19    In my view, the respondents’ consent to the 29 April 2022 order represented a capitulation by the respondents on all issues other than the assessment of damages in circumstances where all issues had been contested since the respondents’ Defence was filed on 2 December 2020. Had the respondents conceded liability when their Defence was filed, it is likely that the applicant would not have incurred significant costs in seeking to prove that issue.

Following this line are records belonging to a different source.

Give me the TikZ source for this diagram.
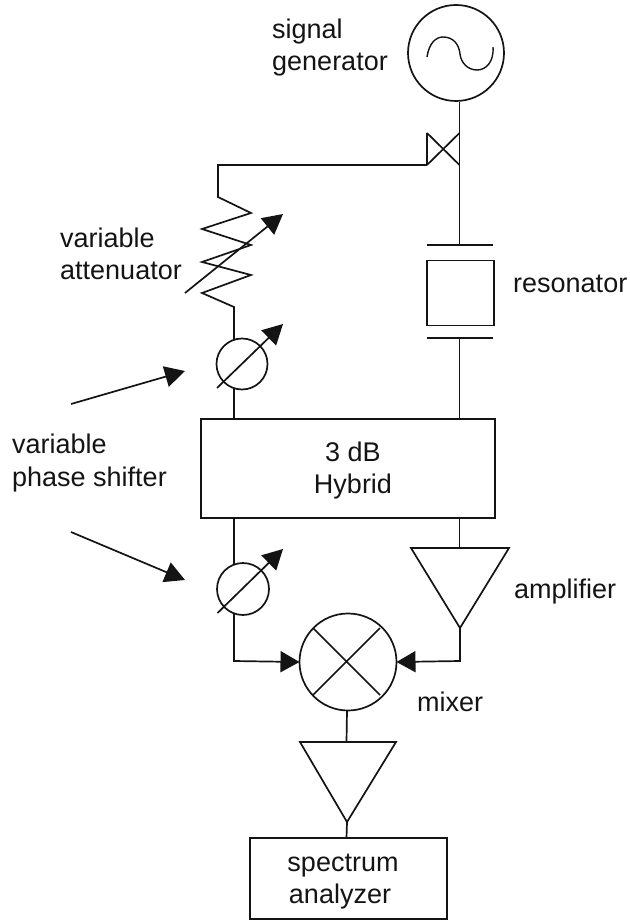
\documentclass[tikz,border=0pt]{standalone}
\usepackage{fontspec}
\setmainfont{Liberation Sans}
\usetikzlibrary{arrows.meta}
\tikzset{
  wire/.style={line width=1.7pt,line join=miter,color=black!92},
  lbl/.style={inner sep=0pt,anchor=base west,font=\fontsize{27}{32}\selectfont,color=black!92},
  clbl/.style={inner sep=0pt,anchor=base,font=\fontsize{27}{32}\selectfont,color=black!92},
  circ/.style={draw,circle,wire,inner sep=0pt,outer sep=0pt,minimum size=#1},
  boxn/.style={draw,rectangle,wire,inner sep=0pt,outer sep=0pt,minimum width=#1},
  bighead/.style={-{Triangle[length=20pt,width=21pt]}},
  sidehead/.style={-{Triangle[length=19pt,width=21pt]}},
}
\begin{document}
\begin{tikzpicture}[x=1pt,y=-1pt]
\useasboundingbox (0,0) rectangle (629,920);
% main components
\node[circ=96pt] (gen) at (456,53) {};
\node[boxn=67pt,minimum height=65pt] (res) at (460.5,293) {};
\node[boxn=294pt,minimum height=99pt] (hyb) at (348,468.5) {};
\node[circ=51pt] (ps1) at (242,364) {};
\node[circ=52pt] (ps2) at (243,589) {};
\node[circ=97pt] (mix) at (348,662) {};
\node[boxn=197pt,minimum height=81pt] (sa) at (348.5,878.5) {};
% labels
\node[lbl] (t1) at (272,39) {signal};
\node[lbl] (t2) at (272,71) {generator};
\node[lbl] (t3) at (60,247) {variable};
\node[lbl] (t4) at (60,279) {attenuator};
\node[lbl] (t5) at (513,292) {resonator};
\node[lbl] (t6) at (12,453) {variable};
\node[lbl] (t7) at (12,486) {phase shifter};
\node[clbl] (t8) at (353,461) {3 dB};
\node[clbl] (t9) at (353,493) {Hybrid};
\node[lbl] (t10) at (514,598) {amplifier};
\node[lbl] (t11) at (417,711) {mixer};
\node[clbl] (t12) at (343,871) {spectrum};
\node[clbl] (t13) at (340,903) {analyzer};
% sine inside generator
\draw[wire,line width=1.4pt] (427,57) .. controls (429,43) and (436,37) .. (443,37)
  .. controls (453,37) and (459,44) .. (460,54)
  .. controls (461,63) and (468,70) .. (477,70)
  .. controls (486,70) and (494,62) .. (493,47);
% coupler
\coordinate (c1) at (427,133);
\coordinate (c2) at (427,165);
\coordinate (c3) at (459.5,133);
\coordinate (c4) at (459.5,165);
\draw[wire] (c1) -- (c4) (c2) -- (c3) (c1) -- (c2);
% right branch
\coordinate (g0) at (459.5,102);
\coordinate (p1) at (459.5,245);
\coordinate (p1l) at (427,245);
\coordinate (p1r) at (493,245);
\coordinate (p2) at (459.5,338);
\coordinate (p2l) at (427,338);
\coordinate (p2r) at (493,338);
\coordinate (h1) at (459.5,419);
\draw[wire] (g0) -- (p1);
\draw[wire] (p1l) -- (p1r);
\draw[wire] (p2l) -- (p2r);
\draw[wire] (p2) -- (h1);
% attenuator
\coordinate (a0) at (218,165);
\coordinate (a1) at (218,197);
\coordinate (a9) at (234,307);
\coordinate (s1t) at (234,340);
\draw[wire] (c2) -- (a0) -- (a1) -- (251,213) -- (202,229) -- (251,245) -- (202,262) -- (251,275) -- (202,293) -- (a9) -- (s1t);
\coordinate (ata) at (185,293);
\coordinate (atb) at (283,214);
\draw[wire,bighead] (ata) -- (atb);
% phase shifters
\coordinate (s1b) at (234,388);
\coordinate (h2) at (234,419);
\draw[wire] (s1b) -- (h2);
\coordinate (s1a) at (217,388);
\coordinate (s1c) at (283,324);
\draw[wire,bighead] (s1a) -- (s1c);
\coordinate (h3) at (234,518);
\coordinate (s2t) at (234,565);
\draw[wire] (h3) -- (s2t);
\coordinate (s2a) at (217.5,613);
\coordinate (s2c) at (283,549);
\draw[wire,bighead] (s2a) -- (s2c);
% pointer arrows
\coordinate (l1a) at (71,404);
\coordinate (l1b) at (185,371);
\draw[wire,bighead] (l1a) -- (l1b);
\coordinate (l2a) at (71,532);
\coordinate (l2b) at (185,580);
\draw[wire,bighead] (l2a) -- (l2b);
% mixer
\draw[wire] (313,628) -- (380,695) (313,695) -- (380,628);
\coordinate (s2b) at (234,614);
\coordinate (mc) at (234,661);
\draw[wire,sidehead] (s2b) -- (mc) -- (mix.west);
% amplifier
\coordinate (am1) at (411,548);
\coordinate (am2) at (509,548);
\coordinate (am3) at (460,628);
\coordinate (h4) at (459.5,518);
\coordinate (amt) at (459.5,548);
\coordinate (mr) at (460,661);
\draw[wire] (am1) -- (am2) -- (am3) -- cycle;
\draw[wire] (h4) -- (amt);
\draw[wire,sidehead] (am3) -- (mr) -- (mix.east);
% output amplifier
\coordinate (bm1) at (300,742);
\coordinate (bm2) at (396,742);
\coordinate (bm3) at (347,822);
\coordinate (bmt) at (346.5,742);
\draw[wire] (bm1) -- (bm2) -- (bm3) -- cycle;
\draw[wire] (mix.south) ++(-1,0) -- (bmt);
\coordinate (sat) at (346.5,838);
\draw[wire] (bm3) -- (sat);
\end{tikzpicture}
\end{document}
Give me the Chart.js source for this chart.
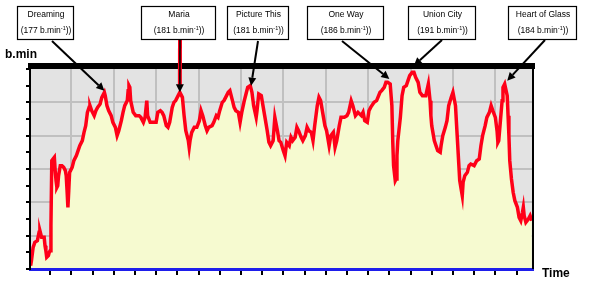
<!DOCTYPE html>
<html><head><meta charset="utf-8">
<script src="https://cdn.jsdelivr.net/npm/chart.js@4/dist/chart.umd.min.js"></script>
<style>html,body{margin:0;padding:0;background:#fff;}canvas{display:block;}</style>
</head><body>
<canvas id="c" width="590" height="291"></canvas>
<script>
// ---- data (time in minutes, heart rate in b.min-1) ----
const times = [0.2,0.3,0.5,0.7,1.0,1.2,1.3,1.5,1.8,1.9,
2.0,2.1,2.3,2.4,2.5,2.6,2.7,3.0,3.1,3.2,
3.3,3.4,3.5,3.7,3.9,4.1,4.3,4.4,4.5,4.6,
4.7,4.8,5.1,5.3,5.6,5.8,6.0,6.3,6.5,6.7,
6.9,7.1,7.2,7.4,7.7,7.9,8.1,8.4,8.6,8.9,
9.0,9.2,9.4,9.7,9.9,10.2,10.4,10.6,10.9,11.1,
11.3,11.6,11.7,11.8,11.9,12.0,12.3,12.6,13.0,13.2,
13.5,13.7,13.9,14.0,14.3,14.6,15.0,15.2,15.5,15.7,
15.9,16.2,16.4,16.6,16.9,17.1,17.3,17.6,17.8,18.1,
18.3,18.5,18.8,18.9,19.0,19.2,19.5,19.8,20.1,20.3,
20.5,20.8,21.0,21.2,21.6,21.8,22.1,22.3,22.5,22.8,
23.0,23.2,23.5,23.7,24.0,24.2,24.4,24.7,24.9,25.1,
25.4,25.6,25.8,26.1,26.3,26.5,26.8,26.9,27.1,27.4,
27.6,27.8,28.1,28.3,28.5,28.8,29.0,29.3,29.5,29.7,
30.0,30.2,30.4,30.7,30.9,31.1,31.4,31.6,31.8,32.1,
32.3,32.6,32.8,33.0,33.3,33.5,33.7,34.0,34.2,34.4,
34.7,34.9,35.1,35.4,35.6,35.9,36.1,36.3,36.6,36.8,
37.2,37.5,37.7,38.0,38.2,38.5,38.8,39.2,39.4,39.6,
39.9,40.1,40.3,40.7,41.0,41.4,41.6,41.9,42.1,42.3,
42.6,42.8,42.9,43.0,43.2,43.3,43.4,43.5,43.8,44.0,
44.2,44.5,44.7,44.9,45.2,45.4,45.6,45.9,46.1,46.4,
46.6,46.8,47.1,47.3,47.4,47.5,47.8,48.0,48.2,48.5,
48.6,48.8,49.1,49.3,49.5,49.8,50.0,50.3,50.5,50.7,
50.8,51.0,51.1,51.2,51.4,51.7,51.9,52.1,52.5,52.8,
53.1,53.3,53.5,53.8,54.0,54.3,54.5,54.7,55.0,55.2,
55.3,55.4,55.6,55.8,55.9,56.1,56.4,56.5,56.6,56.7,
56.9,57.1,57.3,57.6,57.8,58.0,58.2,58.3,58.4,58.6,
58.9,59.1,59.3];

const heartRate = [74,77,85,88,89,94,95,91,91,86,
83,79,80,82,83,98,137,139,131,125,
121,122,128,134,134,133,131,128,119,109,
119,130,133,137,140,143,146,149,154,158,
166,169,170,167,164,167,169,171,175,178,
176,170,167,164,160,157,152,155,161,166,
170,173,179,182,181,173,166,164,164,163,
160,163,173,164,160,160,160,166,167,166,
164,158,157,160,169,172,173,176,178,175,
164,155,149,145,149,154,157,157,161,167,
164,158,155,157,158,160,164,163,167,172,
173,175,178,179,173,169,167,166,160,166,
173,177,181,182,178,170,163,167,177,176,
170,164,155,148,146,149,163,155,149,148,
143,140,148,146,151,149,151,157,155,151,
149,152,157,155,154,149,158,170,175,173,
164,158,155,146,152,154,145,149,158,163,
163,164,166,173,170,164,166,164,166,161,
160,167,169,172,173,178,179,181,184,184,
183,170,149,134,125,126,140,149,163,176,
181,182,185,188,190,190,187,184,178,176,
176,176,183,173,164,158,149,146,143,142,
146,152,157,161,170,175,178,170,152,134,
125,119,116,124,128,130,134,135,134,137,
138,146,152,158,163,166,170,167,163,155,
148,149,161,173,181,183,176,164,152,137,
126,118,113,109,103,101,106,109,104,100,
102,104,101];

// songs and their peak heart rates (annotation arrows point at these data positions)
const songs = ['Dreaming','Maria','Picture This','One Way','Union City','Heart of Glass'];
const songRates = [177,181,181,186,191,184];
const songPeakTimes = [8.9,17.8,26.2,42.5,45.4,56.4];
const songPeakValues = [179,178,182,186,194,185];

// axis ticks
const yTicks = [72,82,92,102,112,122,132,142,152,162,172,182,192];
const yGridTicks = [92,112,132,152,172];
const xTicks = [2.5,5,7.5,10,12.5,15,17.5,20,22.5,25,27.5,30,32.5,35,37.5,40,42.5,45,47.5,50,52.5,55,57.5];
const xGridTicks = [5,10,15,20,25,30,35,40,45,50,55];

// ---- layout for the annotation boxes (pixels) ----
const boxLayout = [
  {l:17,  r:73,  sx:52,  sy:41},
  {l:141, r:215, sx:180, sy:39, red:true},
  {l:227, r:288, sx:258, sy:41},
  {l:307, r:383, sx:342, sy:41},
  {l:408, r:475, sx:442, sy:40},
  {l:508, r:576, sx:545, sy:40}
];
const FONT = '"Liberation Sans", Arial, Helvetica, sans-serif';

function arrow(ctx, x1, y1, x2, y2) {
  const a = Math.atan2(y2 - y1, x2 - x1);
  const head = 8, hw = 4;
  const bx = x2 - head * Math.cos(a), by = y2 - head * Math.sin(a);
  ctx.beginPath(); ctx.moveTo(x1, y1); ctx.lineTo(bx, by); ctx.stroke();
  ctx.beginPath(); ctx.moveTo(x2, y2);
  ctx.lineTo(bx + hw * Math.sin(a), by - hw * Math.cos(a));
  ctx.lineTo(bx - hw * Math.sin(a), by + hw * Math.cos(a));
  ctx.closePath(); ctx.fill();
}

const bgPlugin = {
  id: 'bg',
  beforeDraw(chart) {
    const {ctx, chartArea: ca} = chart;
    ctx.save();
    ctx.fillStyle = '#ffffff';
    ctx.fillRect(0, 0, chart.width, chart.height);
    ctx.fillStyle = 'rgb(227,227,227)';
    ctx.fillRect(ca.left, ca.top, ca.right - ca.left, ca.bottom - ca.top);
    ctx.restore();
  }
};

const notesPlugin = {
  id: 'notes',
  afterDraw(chart) {
    const {ctx, chartArea: ca, scales: {x, y}} = chart;
    ctx.save();
    // top thick bar and right frame
    ctx.fillStyle = '#000';
    ctx.fillRect(ca.left - 2, 63, ca.right - ca.left + 4, 6);
    ctx.fillRect(ca.right - 1, 63, 2, ca.bottom - 63);
    // axis titles
    ctx.font = 'bold 12px ' + FONT;
    ctx.textAlign = 'left';
    ctx.textBaseline = 'alphabetic';
    ctx.fillText('b.min', 5, 58);
    ctx.fillText('Time', 542, 277);

    songs.forEach((name, i) => {
      const b = boxLayout[i];
      const tx = x.getPixelForValue(songPeakTimes[i]);
      const ty = y.getPixelForValue(songPeakValues[i]);
      // arrow
      if (b.red) {
        ctx.strokeStyle = 'rgb(255,0,24)';
        ctx.lineWidth = 4;
        ctx.beginPath(); ctx.moveTo(b.sx, b.sy); ctx.lineTo(tx, ty - 6); ctx.stroke();
        ctx.strokeStyle = '#000'; ctx.fillStyle = '#000';
        ctx.lineWidth = 1.5;
        arrow(ctx, b.sx, b.sy, tx, ty);
      } else {
        ctx.strokeStyle = '#000'; ctx.fillStyle = '#000';
        ctx.lineWidth = 2;
        arrow(ctx, b.sx, b.sy, tx, ty);
      }
      // box
      ctx.fillStyle = '#fff';
      ctx.fillRect(b.l, 6, b.r - b.l, 33);
      ctx.strokeStyle = '#000';
      ctx.lineWidth = 1.2;
      ctx.strokeRect(b.l + 0.5, 6.5, b.r - b.l, 33);
      // text
      const cx = (b.l + b.r) / 2 + 1;
      ctx.fillStyle = '#000';
      ctx.textBaseline = 'middle';
      ctx.font = '8.5px ' + FONT;
      ctx.textAlign = 'center';
      ctx.fillText(name, cx, 15);
      const p1 = '(' + songRates[i] + ' b.min';
      const p2 = '-1';
      const p3 = '))';
      ctx.font = '8.5px ' + FONT;
      const w1 = ctx.measureText(p1).width, w3 = ctx.measureText(p3).width;
      ctx.font = '5.5px ' + FONT;
      const w2 = ctx.measureText(p2).width;
      let sx = cx - (w1 + w2 + w3) / 2;
      ctx.textAlign = 'left';
      ctx.font = '8.5px ' + FONT;
      ctx.fillText(p1, sx, 31);
      ctx.font = '5.5px ' + FONT;
      ctx.fillText(p2, sx + w1, 28.5);
      ctx.font = '8.5px ' + FONT;
      ctx.fillText(p3, sx + w1 + w2, 31);
    });
    ctx.restore();
  }
};

new Chart(document.getElementById('c'), {
  type: 'line',
  data: {
    datasets: [{
      data: times.map((t, i) => ({x: t, y: heartRate[i]})),
      borderColor: 'rgb(255,0,24)',
      borderWidth: 3.5,
      backgroundColor: 'rgb(246,250,208)',
      fill: 'start',
      pointRadius: 0,
      tension: 0
    }]
  },
  options: {
    responsive: false,
    animation: false,
    events: [],
    layout: {padding: {top: 69, right: 57, bottom: 12, left: 0}},
    plugins: {legend: {display: false}, tooltip: {enabled: false}, title: {display: false}},
    scales: {
      x: {
        type: 'linear',
        min: 0.13, max: 59.44,
        afterBuildTicks: s => { s.ticks = xTicks.map(v => ({value: v})); },
        afterFit: s => { s.height = 10; },
        ticks: {display: false},
        grid: {
          color: c => (c.tick && xGridTicks.includes(c.tick.value)) ? 'rgb(192,192,192)' : 'rgba(0,0,0,0)',
          lineWidth: 2,
          tickColor: '#000',
          tickWidth: 2,
          tickLength: 6
        },
        border: {display: true, color: 'rgb(30,30,235)', width: 3, z: 1}
      },
      y: {
        type: 'linear',
        min: 72, max: 192,
        afterBuildTicks: s => { s.ticks = yTicks.map(v => ({value: v})); },
        afterFit: s => { s.width = 30; },
        ticks: {display: false},
        grid: {
          color: c => (c.tick && yGridTicks.includes(c.tick.value)) ? 'rgb(192,192,192)' : 'rgba(0,0,0,0)',
          lineWidth: 2,
          tickColor: '#000',
          tickWidth: 2,
          tickLength: 4
        },
        border: {display: true, color: '#000', width: 2, z: 1}
      }
    }
  },
  plugins: [bgPlugin, notesPlugin]
});
</script>
</body></html>
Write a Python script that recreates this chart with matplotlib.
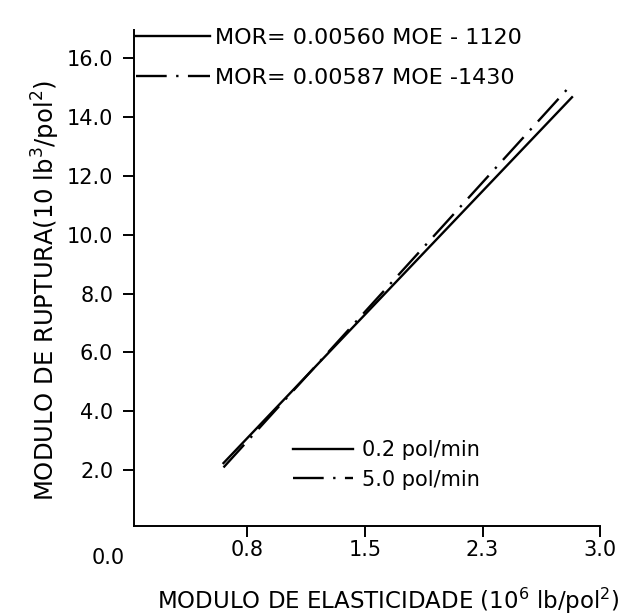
import matplotlib
matplotlib.use("Agg")
import matplotlib.pyplot as plt
import numpy as np

# regression MOR = a * MOE - b  (MOE in lb/pol2, MOR in lb/pol2)
slope = [0.00560, 0.00587]
intercept = [-1120, -1430]
moe_range = [(0.60, 2.82), (0.60, 2.80)]     # 10^6 lb/pol2
eq_labels = ["MOR= 0.00560 MOE - 1120", "MOR= 0.00587 MOE -1430"]
speed_labels = ["0.2 pol/min", "5.0 pol/min"]

x_ticks = [0.75, 1.5, 2.25, 3.0]
x_ticklabels = ["0.8", "1.5", "2.3", "3.0"]
y_ticks = [2, 4, 6, 8, 10, 12, 14, 16]
y_ticklabels = ["2.0", "4.0", "6.0", "8.0", "10.0", "12.0", "14.0", "16.0"]

styles = ["-", (0, (13, 4, 1, 4))]

fig = plt.figure(figsize=(6.33, 6.16), dpi=100)
ax = fig.add_axes([0.2117, 0.146, 0.7366, 0.805])

lines = []
for a, b, (x0, x1), ls in zip(slope, intercept, moe_range, styles):
    moe = np.array([x0, x1])
    mor = (a * moe * 1e6 + b) / 1e3
    ln, = ax.plot(moe, mor, color="black", lw=1.7, linestyle=ls)
    lines.append(ln)

ax.set_xlim(0.03, 3.0)
ax.set_ylim(0.1, 16.95)

for side in ["top", "right"]:
    ax.spines[side].set_visible(False)
for side in ["left", "bottom"]:
    ax.spines[side].set_linewidth(1.4)

ax.set_xticks(x_ticks)
ax.set_xticklabels(x_ticklabels, fontsize=15)
ax.set_yticks(y_ticks)
ax.set_yticklabels(y_ticklabels, fontsize=15)
ax.tick_params(axis="both", direction="out", length=8, width=1.4)
ax.tick_params(axis="y", pad=7)
ax.tick_params(axis="x", pad=2)

ax.annotate("0.0", xy=(0, 0), xycoords="data", xytext=(-15.5, -21),
            textcoords="offset points", ha="center", va="center",
            fontsize=15, annotation_clip=False)

ax.set_xlabel(r"MODULO DE ELASTICIDADE (10$^{6}$ lb/pol$^{2}$)", fontsize=16.5)
ax.xaxis.set_label_coords(0.545, -0.12)
ax.set_ylabel(r"MODULO DE RUPTURA(10 lb$^{3}$/pol$^{2}$)", fontsize=17.5)
ax.yaxis.set_label_coords(-0.155, 0.475)

leg1 = ax.legend(lines, eq_labels, loc="upper left", bbox_to_anchor=(0.005, 1.005),
                 frameon=False, fontsize=16, handlelength=3.3, handletextpad=0.25,
                 labelspacing=0.9, borderpad=0, borderaxespad=0)
ax.add_artist(leg1)
ax.legend(lines, speed_labels, loc="upper left", bbox_to_anchor=(0.34, 0.173),
          frameon=False, fontsize=15, handlelength=2.9, handletextpad=0.45,
          labelspacing=0.45, borderpad=0, borderaxespad=0)

fig.savefig("out.png", dpi=100)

20    However, I do not regard the respondents’ consent to the order made on 5 September 2022 for the entry of judgment for the applicant against the respondents in the sum of $170,000 as a capitulation by the respondents on the assessment of damages. Rather, it was a compromise reached between the parties on the first morning of the hearing in a context which included the evidence filed by both parties on the quantum of damages, and the competing submissions of the parties as to the amount to be paid by the respondents to the applicant (see [7] above).

21    In summary:

(1)    I am not satisfied that the respondents failure to accept the 20 April 2021 Offer to be conduct so unreasonable that it warrants an award of costs against the respondents; and

(2)    I am satisfied that the respondents capitulated on all issues other than the assessment of damages.

22    In those circumstances, the appropriate exercise of the discretion is to order the respondents to pay the applicant’s costs of the proceeding in so far as those costs relate to issues other than the assessment of damages. I will make an order accordingly.

I certify that the preceding twenty-two (22) numbered paragraphs are a true copy of the Reasons for Judgment of the Honourable Justice Goodman.